**Exercise directions:** Search the data below for "this"; list each line that holds it.

────────────────────

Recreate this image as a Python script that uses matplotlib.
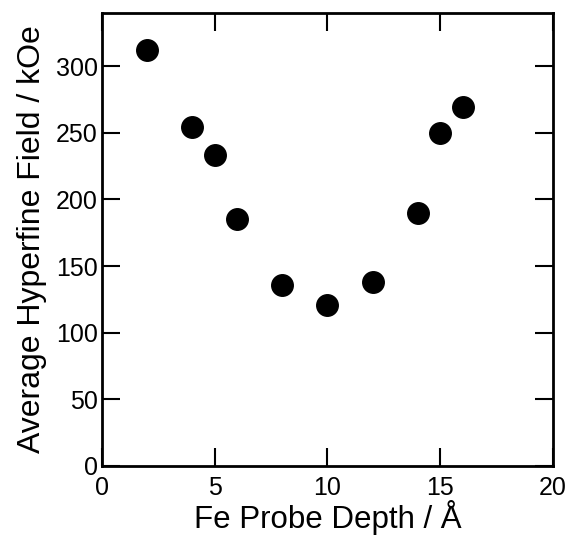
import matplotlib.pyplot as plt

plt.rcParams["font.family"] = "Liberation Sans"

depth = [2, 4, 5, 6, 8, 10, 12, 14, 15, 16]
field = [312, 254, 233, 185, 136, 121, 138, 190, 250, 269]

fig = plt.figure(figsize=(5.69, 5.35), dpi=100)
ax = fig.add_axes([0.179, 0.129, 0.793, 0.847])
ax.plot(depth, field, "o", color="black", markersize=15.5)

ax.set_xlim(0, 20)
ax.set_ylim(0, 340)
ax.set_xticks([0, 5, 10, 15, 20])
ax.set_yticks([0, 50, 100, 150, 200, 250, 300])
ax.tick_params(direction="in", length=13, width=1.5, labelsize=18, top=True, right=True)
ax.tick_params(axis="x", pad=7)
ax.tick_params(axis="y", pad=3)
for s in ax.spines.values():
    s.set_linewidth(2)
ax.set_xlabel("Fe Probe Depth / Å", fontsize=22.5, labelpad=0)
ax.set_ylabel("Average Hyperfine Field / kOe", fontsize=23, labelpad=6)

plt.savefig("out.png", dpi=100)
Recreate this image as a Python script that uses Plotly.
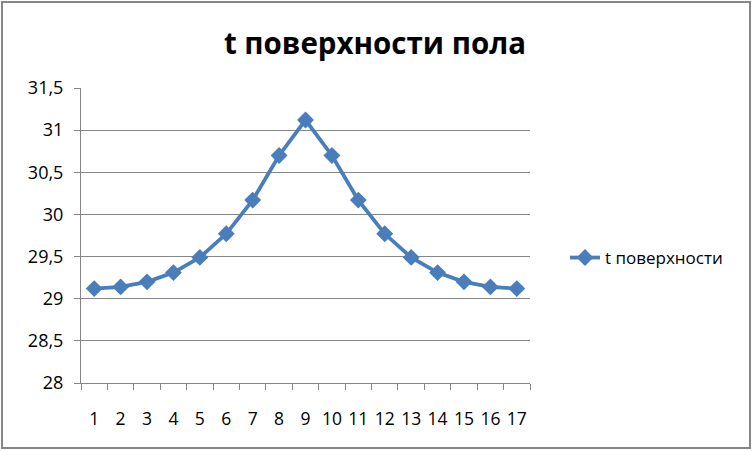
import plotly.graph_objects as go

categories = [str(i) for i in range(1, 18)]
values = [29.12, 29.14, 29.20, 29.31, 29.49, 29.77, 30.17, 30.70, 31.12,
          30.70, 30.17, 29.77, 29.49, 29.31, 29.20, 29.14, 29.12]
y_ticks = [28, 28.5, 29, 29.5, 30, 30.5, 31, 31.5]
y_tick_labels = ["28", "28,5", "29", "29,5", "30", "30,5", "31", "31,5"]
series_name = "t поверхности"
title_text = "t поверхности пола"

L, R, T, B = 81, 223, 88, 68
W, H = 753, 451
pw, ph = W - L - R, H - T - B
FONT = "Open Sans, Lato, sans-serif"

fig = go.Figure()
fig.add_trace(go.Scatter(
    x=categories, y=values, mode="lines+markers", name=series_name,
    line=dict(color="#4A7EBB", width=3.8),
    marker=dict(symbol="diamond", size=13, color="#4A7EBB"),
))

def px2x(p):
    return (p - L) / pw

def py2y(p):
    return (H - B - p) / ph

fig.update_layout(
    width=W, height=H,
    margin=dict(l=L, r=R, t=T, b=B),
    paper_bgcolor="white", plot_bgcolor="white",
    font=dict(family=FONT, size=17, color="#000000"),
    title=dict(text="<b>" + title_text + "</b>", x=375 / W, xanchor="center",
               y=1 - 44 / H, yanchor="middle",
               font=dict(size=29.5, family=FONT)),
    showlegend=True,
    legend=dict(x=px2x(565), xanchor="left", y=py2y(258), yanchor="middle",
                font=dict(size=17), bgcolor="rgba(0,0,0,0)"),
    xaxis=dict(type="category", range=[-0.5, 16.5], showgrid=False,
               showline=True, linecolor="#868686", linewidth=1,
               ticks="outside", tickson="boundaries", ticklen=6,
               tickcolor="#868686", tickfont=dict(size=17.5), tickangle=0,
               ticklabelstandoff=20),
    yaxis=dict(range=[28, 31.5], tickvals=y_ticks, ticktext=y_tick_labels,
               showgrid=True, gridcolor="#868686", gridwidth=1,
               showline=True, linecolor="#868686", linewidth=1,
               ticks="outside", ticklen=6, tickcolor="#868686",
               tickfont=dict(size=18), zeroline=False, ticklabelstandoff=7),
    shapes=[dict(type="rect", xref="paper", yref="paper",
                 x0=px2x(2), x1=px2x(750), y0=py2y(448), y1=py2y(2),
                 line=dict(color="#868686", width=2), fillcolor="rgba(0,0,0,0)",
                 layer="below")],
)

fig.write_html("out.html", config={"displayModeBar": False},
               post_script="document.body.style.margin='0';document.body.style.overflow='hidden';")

────────────────────

**Exercise result:**
Recreate this image as a Python script that uses matplotlib.
Recreate this image as a Python script that uses Plotly.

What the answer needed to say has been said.